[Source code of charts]
**********

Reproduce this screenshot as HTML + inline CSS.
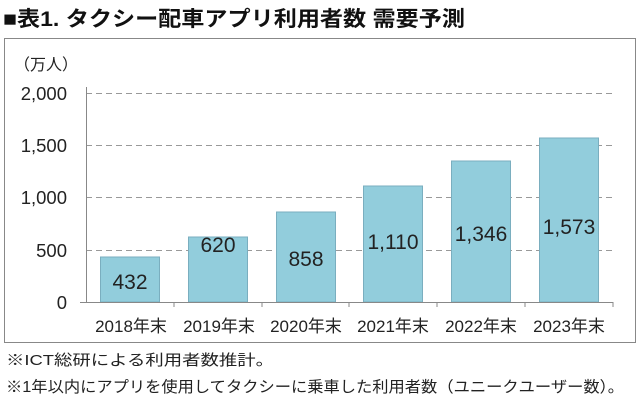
<!DOCTYPE html>
<html><head><meta charset="utf-8"><style>
body{margin:0;background:#fff;width:641px;height:403px;overflow:hidden;}
svg{display:block;font-family:"Liberation Sans","Noto Sans CJK JP",sans-serif;}
</style></head><body>
<svg width="641" height="403" viewBox="0 0 641 403">
<text x="3" y="26" font-size="21" font-weight="bold" fill="#111" textLength="462" lengthAdjust="spacingAndGlyphs">■表1. タクシー配車アプリ利用者数 需要予測</text>
<rect x="4.5" y="38.5" width="631" height="304" fill="#fff" stroke="#888" stroke-width="1"/>
<text x="14" y="70" font-size="16" fill="#222">（万人）</text>
<g stroke="#999" stroke-dasharray="6,4" stroke-width="1">
<line x1="86" y1="93.5" x2="613" y2="93.5"/>
<line x1="86" y1="145.5" x2="613" y2="145.5"/>
<line x1="86" y1="197.5" x2="613" y2="197.5"/>
<line x1="86" y1="250.5" x2="613" y2="250.5"/>
</g>
<g font-size="18.5" fill="#222" text-anchor="end">
<text x="67" y="100">2,000</text>
<text x="67" y="152">1,500</text>
<text x="67" y="204">1,000</text>
<text x="67" y="257">500</text>
<text x="67" y="309">0</text>
</g>
<g fill="#92cddc" stroke="#7aaebf" stroke-width="1">
<rect x="100.5" y="257" width="59" height="45"/>
<rect x="188.5" y="237" width="59" height="65"/>
<rect x="276.5" y="212" width="59" height="90"/>
<rect x="363.5" y="186" width="59" height="116"/>
<rect x="451.5" y="161" width="59" height="141"/>
<rect x="539.5" y="138" width="59" height="164"/>
</g>
<line x1="86.5" y1="87" x2="86.5" y2="302" stroke="#888"/>
<line x1="80" y1="302.5" x2="613" y2="302.5" stroke="#888"/>
<g stroke="#888"><line x1="174" y1="302" x2="174" y2="307"/><line x1="262" y1="302" x2="262" y2="307"/><line x1="349" y1="302" x2="349" y2="307"/><line x1="437" y1="302" x2="437" y2="307"/><line x1="525" y1="302" x2="525" y2="307"/><line x1="613" y1="302" x2="613" y2="307"/></g>
<g font-size="21" fill="#222" text-anchor="middle">
<text x="130" y="289">432</text>
<text x="218" y="252">620</text>
<text x="306" y="266">858</text>
<text x="393" y="249">1,110</text>
<text x="481" y="241">1,346</text>
<text x="569" y="234">1,573</text>
</g>
<g font-size="17" fill="#222" text-anchor="middle">
<text x="131" y="332">2018年末</text>
<text x="219" y="332">2019年末</text>
<text x="306" y="332">2020年末</text>
<text x="393" y="332">2021年末</text>
<text x="481" y="332">2022年末</text>
<text x="569" y="332">2023年末</text>
</g>
<text x="6" y="365" font-size="15" fill="#222" textLength="268" lengthAdjust="spacingAndGlyphs">※ICT総研による利用者数推計。</text>
<text x="6" y="392" font-size="15.5" fill="#222" textLength="618" lengthAdjust="spacingAndGlyphs">※1年以内にアプリを使用してタクシーに乗車した利用者数（ユニークユーザー数）。</text>
</svg>
</body></html>
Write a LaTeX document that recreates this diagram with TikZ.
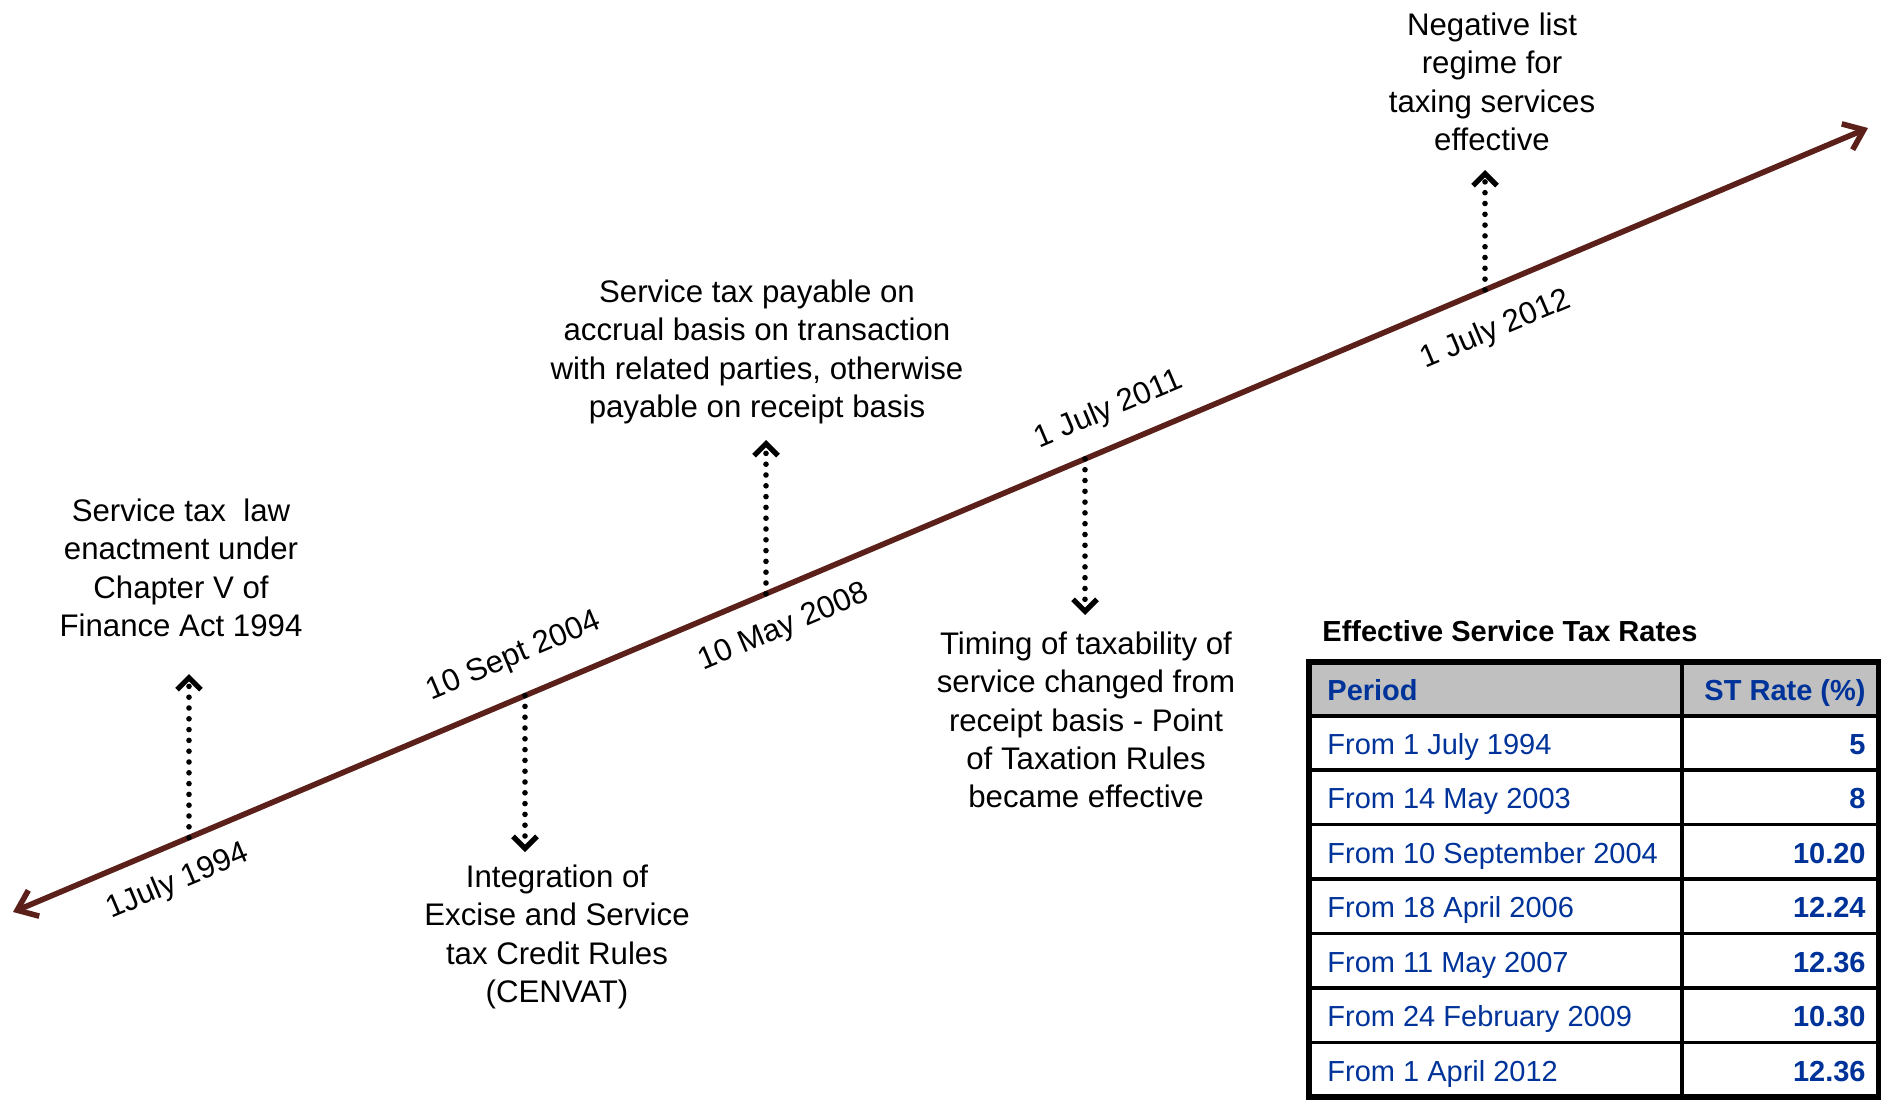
\documentclass[tikz,border=0pt]{standalone}
\usepackage{fontspec}
\setmainfont{Liberation Sans}
\usetikzlibrary{arrows.meta}
\definecolor{timebrown}{RGB}{92,32,26}
\definecolor{rateblue}{RGB}{0,51,153}
\definecolor{headgray}{RGB}{192,192,192}
\begin{document}
\begin{tikzpicture}[x=0.5pt,y=-0.5pt,
  timeline/.style={draw=timebrown,line width=2.8pt,
    {Straight Barb[length=9pt,width=14pt]}-{Straight Barb[length=9pt,width=14pt]}},
  pointer/.style={draw=black,line width=2.8pt,line cap=round,
    dash pattern=on 0pt off 5.4pt,
    -{Straight Barb[length=6pt,width=12pt,line width=2.6pt]}},
  event/.style={align=center,font=\fontsize{15.6}{19.2}\selectfont,inner sep=0pt},
  datelabel/.style={font=\fontsize{15.6}{19.2}\selectfont,rotate=22.9,inner sep=0pt},
  tabletitle/.style={font=\fontsize{14.5}{17}\selectfont\bfseries,anchor=base west,inner sep=0pt},
  periodcell/.style={font=\fontsize{14.5}{17}\selectfont,text=rateblue,anchor=base west,inner sep=0pt},
  ratecell/.style={font=\fontsize{14.5}{17}\selectfont\bfseries,text=rateblue,anchor=base east,inner sep=0pt},
  headcell/.style={font=\fontsize{14.5}{17}\selectfont\bfseries,text=rateblue,inner sep=0pt},
  rule/.style={draw=black,line width=1.7pt},
  frame/.style={draw=black,line width=3pt}
]
\useasboundingbox (0,0) rectangle (1881,1102);

% time axis
\coordinate (tl) at (13,912);
\coordinate (tr) at (1868,128);
\draw[timeline] (tl) -- (tr);

% points on the axis
\coordinate (p1) at (189,837.6);
\coordinate (p2) at (525,695.6);
\coordinate (p3) at (766,593.8);
\coordinate (p4) at (1085,458.9);
\coordinate (p5) at (1485,289.9);

% pointer tips
\coordinate (q1) at (189,674);
\coordinate (q2) at (525,852);
\coordinate (q3) at (766,440);
\coordinate (q4) at (1085,615);
\coordinate (q5) at (1485,170);

\draw[pointer] (p1) -- (q1);
\draw[pointer] (p2) -- (q2);
\draw[pointer] (p3) -- (q3);
\draw[pointer] (p4) -- (q4);
\draw[pointer] (p5) -- (q5);

% dates along the axis
\node[datelabel] (d1) at (178,882) {1July 1994};
\node[datelabel] (d2) at (514,657) {10 Sept 2004};
\node[datelabel] (d3) at (784,628) {10 May 2008};
\node[datelabel] (d4) at (1109,410) {1 July 2011};
\node[datelabel] (d5) at (1496,330) {1 July 2012};

% events
\node[event] (e1) at (181,568) {Service tax\ \ law\\enactment under\\Chapter V of\\Finance Act 1994};
\node[event] (e2) at (557,937) {Integration of\\Excise and Service\\tax Credit Rules\\(CENVAT)};
\node[event] (e3) at (757,352) {Service tax payable on\\accrual basis on transaction\\with related parties, otherwise\\payable on receipt basis};
\node[event] (e4) at (1086,720) {Timing of taxability of\\service changed from\\receipt basis - Point\\of Taxation Rules\\became effective};
\node[event] (e5) at (1492,82) {Negative list\\regime for\\taxing services\\effective};

% rate table
\node[tabletitle] (title) at (1322,641) {Effective Service Tax Rates};
\fill[headgray] (1309,662) rectangle (1879,716);
\foreach \y in {716,770,824.5,879,933.5,988,1042.5}
  \draw[rule] (1309,\y) -- (1879,\y);
\draw[rule] (1682,662) -- (1682,1097);
\draw[frame] (1309,662) rectangle (1879,1097);

\node[headcell,anchor=base west] (h1) at (1327,700) {Period};
\node[headcell,anchor=base east] (h2) at (1866,700) {ST Rate (\%)};

\node[periodcell] (r1a) at (1327,754) {From 1 July 1994};
\node[ratecell]   (r1b) at (1866,754) {5};
\node[periodcell] (r2a) at (1327,808.5) {From 14 May 2003};
\node[ratecell]   (r2b) at (1866,808.5) {8};
\node[periodcell] (r3a) at (1327,863) {From 10 September 2004};
\node[ratecell]   (r3b) at (1866,863) {10.20};
\node[periodcell] (r4a) at (1327,917.5) {From 18 April 2006};
\node[ratecell]   (r4b) at (1866,917.5) {12.24};
\node[periodcell] (r5a) at (1327,972) {From 11 May 2007};
\node[ratecell]   (r5b) at (1866,972) {12.36};
\node[periodcell] (r6a) at (1327,1026.5) {From 24 February 2009};
\node[ratecell]   (r6b) at (1866,1026.5) {10.30};
\node[periodcell] (r7a) at (1327,1081) {From 1 April 2012};
\node[ratecell]   (r7b) at (1866,1081) {12.36};
\end{tikzpicture}
\end{document}
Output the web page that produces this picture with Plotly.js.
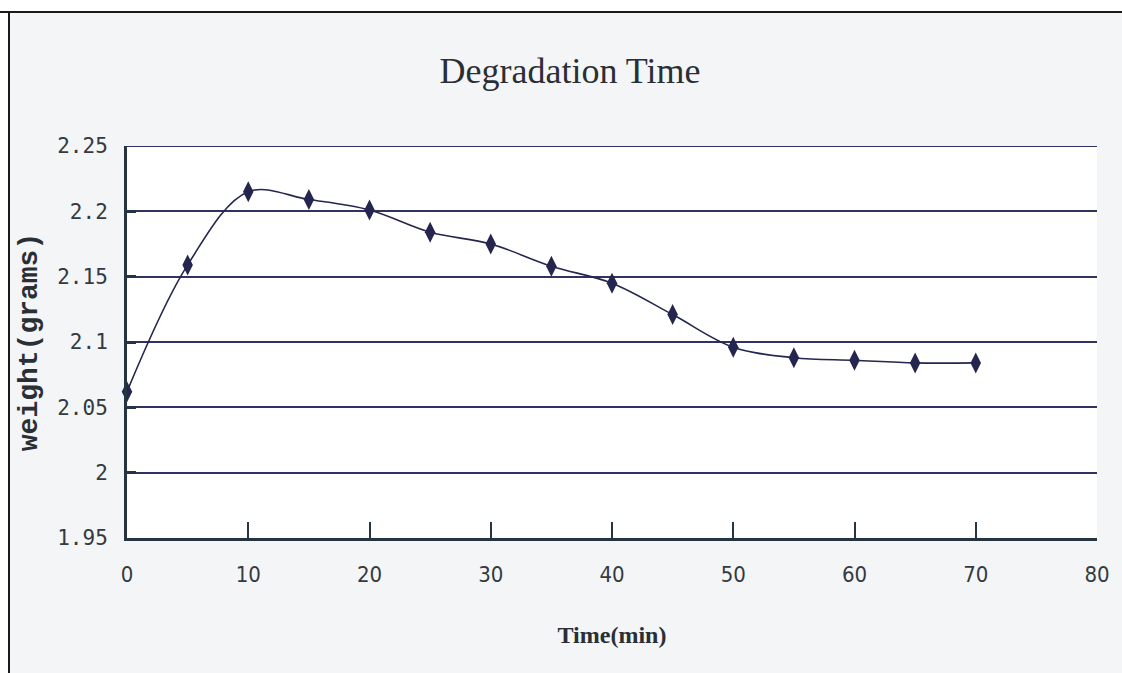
<!DOCTYPE html>
<html>
<head>
<meta charset="utf-8">
<script src="https://cdn.plot.ly/plotly-3.0.1.min.js"></script>
<style>
  html, body { margin: 0; padding: 0; background: #ffffff; }
  #wrap { position: relative; width: 1122px; height: 673px; overflow: hidden; }
  #chart { position: absolute; left: 0; top: 0; width: 1122px; height: 673px; }
  #frameTop { position: absolute; left: 0; top: 0; width: 1122px; height: 11px; background: #ffffff; border-bottom: 2px solid #1a1a1a; }
  #frameLeft { position: absolute; left: 0; top: 13px; width: 8px; height: 660px; background: #ffffff; border-right: 2px solid #1a1a1a; }
</style>
</head>
<body>
<div id="wrap">
  <div id="chart"></div>
  <div id="frameTop"></div>
  <div id="frameLeft"></div>
</div>
<script>
const timeMin = [0, 5, 10, 15, 20, 25, 30, 35, 40, 45, 50, 55, 60, 65, 70];
const weightGrams = [2.062, 2.159, 2.215, 2.209, 2.201, 2.184, 2.175, 2.158, 2.145, 2.121, 2.096, 2.088, 2.086, 2.084, 2.084];
const xTicks = [0, 10, 20, 30, 40, 50, 60, 70, 80];
const yTicks = [1.95, 2, 2.05, 2.1, 2.15, 2.2, 2.25];
const yTickText = ['1.95', '2', '2.05', '2.1', '2.15', '2.2', '2.25'];

const navy = '#24264f';
const gridNavy = '#30325f';
const narrow = '"DejaVu Sans Condensed", "DejaVu Sans", sans-serif';
const mono = '"DejaVu Sans Mono", "Liberation Mono", monospace';
const serif = '"Liberation Serif", "DejaVu Serif", serif';

const trace = {
  x: timeMin,
  y: weightGrams,
  type: 'scatter',
  mode: 'lines+markers',
  line: { color: navy, width: 1.6, shape: 'spline', smoothing: 1 },
  marker: { symbol: 'diamond-tall', size: 15, color: navy },
  cliponaxis: false,
  hoverinfo: 'x+y'
};

const layout = {
  width: 1122,
  height: 673,
  margin: { l: 127, r: 25, t: 146, b: 135 },
  paper_bgcolor: '#f4f5f7',
  plot_bgcolor: '#ffffff',
  showlegend: false,
  title: {
    text: 'Degradation Time',
    font: { family: serif, size: 36, color: '#2a2f36' },
    x: 0.508, xref: 'container', xanchor: 'center',
    y: 0.896, yref: 'container', yanchor: 'middle'
  },
  shapes: [{
    type: 'line', xref: 'paper', x0: 0, x1: 1,
    yref: 'y', y0: yTicks[yTicks.length - 1], y1: yTicks[yTicks.length - 1],
    line: { color: gridNavy, width: 2 }, layer: 'above'
  }],
  xaxis: {
    range: [0, 80],
    tickvals: xTicks,
    ticktext: xTicks.map(String),
    showgrid: false,
    zeroline: false,
    showline: true,
    linecolor: '#263340',
    linewidth: 3,
    ticks: 'inside',
    ticklen: 16,
    tickwidth: 2,
    tickcolor: '#263340',
    ticklabelstandoff: 15,
    tickfont: { family: narrow, size: 22, color: '#333a40' },
    title: {
      text: '<b>Time(min)</b>',
      font: { family: serif, size: 24, color: '#2a2f36' },
      standoff: 40
    },
    fixedrange: true
  },
  yaxis: {
    range: [1.95, 2.25],
    tickvals: yTicks,
    ticktext: yTickText,
    showgrid: true,
    gridcolor: gridNavy,
    gridwidth: 2,
    zeroline: false,
    showline: true,
    linecolor: '#263340',
    linewidth: 3,
    ticks: 'inside',
    ticklen: 9,
    tickwidth: 3,
    tickcolor: '#263340',
    ticklabelstandoff: 12,
    tickfont: { family: mono, size: 21, color: '#333a40' },
    title: {
      text: '<b>weight(grams)</b>',
      font: { family: '"Liberation Mono", "DejaVu Sans Mono", monospace', size: 28, color: '#2a2f36' },
      standoff: 12
    },
    fixedrange: true
  }
};

Plotly.newPlot('chart', [trace], layout, { displayModeBar: false, staticPlot: true });
</script>
</body>
</html>
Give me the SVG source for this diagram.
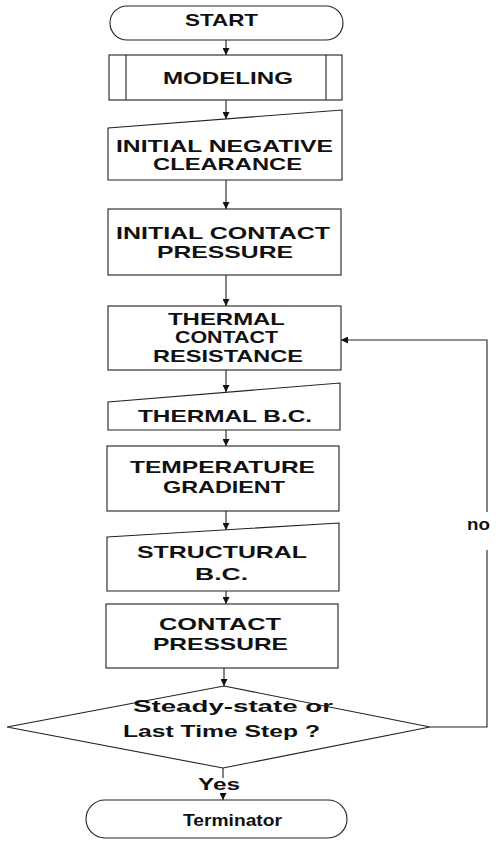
<svg xmlns="http://www.w3.org/2000/svg" width="501" height="842" viewBox="0 0 501 842">
<defs>
<style>
.s{fill:#fff;stroke:#222;stroke-width:1.1}
.t{font-family:"Liberation Sans",Arial,sans-serif;font-weight:bold;font-size:17px;fill:#111}
.c{fill:none;stroke:#222;stroke-width:1.1}
</style>
<marker id="ah" viewBox="0 0 10 10" refX="10" refY="5" markerWidth="7" markerHeight="7" markerUnits="userSpaceOnUse" orient="auto">
<path d="M0,0 L10,5 L0,10 z" fill="#111"/>
</marker>
</defs>
<rect width="501" height="842" fill="#fff"/>
<g id="connectors">
<line class="c" x1="226" y1="40" x2="226" y2="55" marker-end="url(#ah)"/>
<line class="c" x1="226" y1="100" x2="226" y2="119" marker-end="url(#ah)"/>
<line class="c" x1="226" y1="180" x2="226" y2="209" marker-end="url(#ah)"/>
<line class="c" x1="226" y1="275" x2="226" y2="306" marker-end="url(#ah)"/>
<line class="c" x1="226" y1="370" x2="226" y2="392" marker-end="url(#ah)"/>
<line class="c" x1="226" y1="430" x2="226" y2="446" marker-end="url(#ah)"/>
<line class="c" x1="226" y1="511" x2="226" y2="530" marker-end="url(#ah)"/>
<line class="c" x1="226" y1="591" x2="226" y2="604" marker-end="url(#ah)"/>
<line class="c" x1="224" y1="668" x2="224" y2="686" marker-end="url(#ah)"/>
<line class="c" x1="223" y1="768" x2="223" y2="778"/>
<line class="c" x1="223" y1="794" x2="223" y2="800" marker-end="url(#ah)"/>
<polyline class="c" points="430,727 487,727 487,550"/>
<polyline class="c" points="487,512 487,340 341,340" marker-end="url(#ah)"/>
<text class="t" x="467" y="530" textLength="23" lengthAdjust="spacingAndGlyphs">no</text>
<text class="t" x="198" y="790" textLength="42" lengthAdjust="spacingAndGlyphs">Yes</text>
</g>
<g id="start">
<rect class="s" x="110" y="6" width="233" height="34" rx="17" ry="17"/>
<text class="t" x="185" y="26" textLength="73" lengthAdjust="spacingAndGlyphs">START</text>
</g>
<g id="modeling">
<rect class="s" x="109" y="55" width="233" height="45"/>
<line class="c" x1="126" y1="55" x2="126" y2="100"/>
<line class="c" x1="326" y1="55" x2="326" y2="100"/>
<text class="t" x="163" y="84" textLength="130" lengthAdjust="spacingAndGlyphs">MODELING</text>
</g>
<g id="initial-negative-clearance">
<polygon class="s" points="108,128 342,110 342,180 108,180"/>
<text class="t" x="116" y="152" textLength="217" lengthAdjust="spacingAndGlyphs">INITIAL NEGATIVE</text>
<text class="t" x="153" y="170" textLength="149" lengthAdjust="spacingAndGlyphs">CLEARANCE</text>
</g>
<g id="initial-contact-pressure">
<rect class="s" x="108" y="209" width="233" height="66"/>
<text class="t" x="116" y="239" textLength="214" lengthAdjust="spacingAndGlyphs">INITIAL CONTACT</text>
<text class="t" x="157" y="258" textLength="136" lengthAdjust="spacingAndGlyphs">PRESSURE</text>
</g>
<g id="thermal-contact-resistance">
<rect class="s" x="108" y="306" width="233" height="64"/>
<text class="t" x="168" y="325" textLength="117" lengthAdjust="spacingAndGlyphs">THERMAL</text>
<text class="t" x="175" y="343" textLength="103" lengthAdjust="spacingAndGlyphs">CONTACT</text>
<text class="t" x="153" y="362" textLength="150" lengthAdjust="spacingAndGlyphs">RESISTANCE</text>
</g>
<g id="thermal-bc">
<polygon class="s" points="108,402 340,383 340,430 108,430"/>
<text class="t" x="138" y="422" textLength="174" lengthAdjust="spacingAndGlyphs">THERMAL B.C.</text>
</g>
<g id="temperature-gradient">
<rect class="s" x="107" y="446" width="232" height="65"/>
<text class="t" x="130" y="473" textLength="185" lengthAdjust="spacingAndGlyphs">TEMPERATURE</text>
<text class="t" x="163" y="493" textLength="122" lengthAdjust="spacingAndGlyphs">GRADIENT</text>
</g>
<g id="structural-bc">
<polygon class="s" points="107,537 339,523 339,591 107,591"/>
<text class="t" x="137" y="558" textLength="170" lengthAdjust="spacingAndGlyphs">STRUCTURAL</text>
<text class="t" x="195" y="580" textLength="53" lengthAdjust="spacingAndGlyphs">B.C.</text>
</g>
<g id="contact-pressure">
<rect class="s" x="106" y="604" width="232" height="64"/>
<text class="t" x="159" y="630" textLength="122" lengthAdjust="spacingAndGlyphs">CONTACT</text>
<text class="t" x="153" y="650" textLength="135" lengthAdjust="spacingAndGlyphs">PRESSURE</text>
</g>
<g id="decision">
<polygon class="s" points="224,686 430,727 223,768 7,727"/>
<text class="t" x="133" y="712" textLength="200" lengthAdjust="spacingAndGlyphs">Steady-state or</text>
<text class="t" x="123" y="737" textLength="197" lengthAdjust="spacingAndGlyphs">Last Time Step ?</text>
</g>
<g id="terminator">
<rect class="s" x="86" y="800" width="261" height="38" rx="19" ry="19"/>
<text class="t" x="183" y="826" textLength="99" lengthAdjust="spacingAndGlyphs">Terminator</text>
</g>
</svg>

**********

*SHORT EXERCISE*: Pull out all lines containing "with".

*EXERCISE RESULT*:
Write a LaTeX document that recreates this diagram with TikZ.
\node[event] (e3) at (757,352) {Service tax payable on\\accrual basis on transaction\\with related parties, otherwise\\payable on receipt basis};
Output the web page that produces this picture with Plotly.js.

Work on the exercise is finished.